Wading the South Fork of the Snake

2 August 2006 By Dan Bachman • Day-Spent-Fishing • Comments (6)

South Fork Side Channel The South Fork of the Snake is one of the most popular drift boat rivers in the state. Drive by the many boat ramps and you will see the parking lot full of SUV’s and trucks with empty trailers this time of year. My last trip to the South Fork was on New Year’s eve when the the flows and temperature were much lower.

While returning from a couple days fishing in Wyoming last week I couldn’t resist stopping by the river even though the rear-view mirror in my car didn’t show that I was pulling a drift boat. Would I be able to sucessfully wade fish a river running at 10,000 CFS? I had to find out.

At the first bridge downstream from Swan Valley I pulled over just as the sun went behind an expanse of white clouds. While I donned my waders and strung my rod I surveyed the scene. Two jet boats were launching across the river and three drift boats were within site upstream and down. Several baitcasters sat in lawn chairs along the bank below me. And my chosen location downstream, a narrow side channel, was confirmed when I walked by the baitcasters who told me that a couple fly fisherman in a drift boat had pulled some nice fish from the water 15 minutes prior.
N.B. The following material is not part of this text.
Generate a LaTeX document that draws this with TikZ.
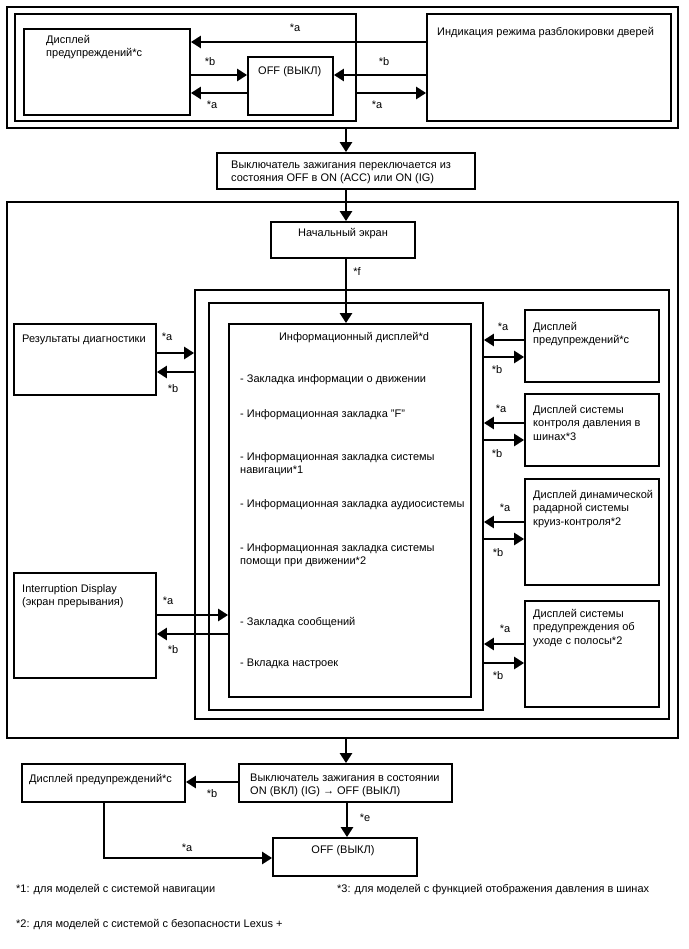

Harrop's BWO CDC Biot Thorax Fish were on the hatch of both BWO’s and PMD’s when I carefully approached the cut bank. The water was 3-4 feet deep, clear and running fast enough to just disturb the smooth surface. A half dozen fish were rising within casting range. I clinched on a Harrop’s BWO CDC Biot Thorax pattern and landed several nice cutthroats in the first dozen casts.

While moving upstream to cast to another rising trout, I was buzzed by a one of the biggest salmonflies that I have ever seen. A few salmon flies were still on the river. I pulled out a 2 inch salmon fly pattern that I last used on the canyon section of the Firehole and tied it on my 5X tippet that was grossly undersized for a fly of that size. I purposely cast to a section of the water where I had not seen rising fish to see if I could induce a strike with the large pattern. The first cast brought an violent strike from the biggest cuttroat of the day, a fat 17 inch cutthroat that pulled 50 feet of line from my reel on two seperate runs.

South Fork Cutthroat that bit the Salmon Fly South Fork Cutthroat that bit the Salmon Fly

The most productive water came from the riffles where the side channel joined the main channel. Nearly a dozen cutts were feeding along a long seam that was no more than a foot deep. I picked off the fish one by one starting downstream and working my way through pod. Two of the cutthroats caught here, that were both around 14 inches long, were the strongest fighters for their size that I have ever caught. They felt like small steelheads pulling line, swimming into the current and diving in and out of a back eddy. After 5 minute battles they each streaked back to deep water when released showing no fatique from fighting my line.

A Feisty Cutthroat South Fork Moose

 

Comments

  1. 3 August 2006 scot

    Love the site great photography. Going on my honeymoon next year to the Jackson hole area to fish for the week. do you tie your harrop patterns? If so do you know the recipe for the cdc hanging midge?

  2. 3 August 2006 Dan Bachman

    scot-I buy all my Harrop flies from the Trout Hunter. While you are in Jackson Hole you should check out the Gros Ventre and Flat Creek in Teton NP and Grey’s river near Alpine.

  3. 4 August 2006 scot

    Thanks Dan I will we will be there ten days and hope to fish eight. We are floating the Snake and the Green also had a day planned on Flat so we will take your advice and check out the others. Keep up the good work.

  4. 4 August 2006 yokoyam3

    Nice site! Your pix are excellent, too. What kind of camera and software do you use? Do you take them with RAW format??

  5. 5 August 2006 Dennis Zimmermann

    When I grow up I want my blog to be just like yours. My wife thinks I am crazy spending so much time on my Fish on Yukon blog for the Yukon Territory, Canada. She actually sat down and read yours. I think she gets it now. Thanks, I’ll be a regular.

  6. 7 August 2006 Dan Bachman

    yokoyam3-I currently use a Canon Powershot A610 that does not use the RAW format. As I have become more critical of my photography I am looking at several digital SLR’s as a replacement. I want to using polarizing filters on the water and need a better metering system. While the A610 does ok in most situations, it does struggle with bright light and reflections. I use Apple’s Aperture as a photo management system and Photoshop and Fireworks to edit the images.

    Dennis-thanks for the compliment although I’m not sure my blog is all that ‘grown up’ yet..still a lot to do to get it to where I want it to be.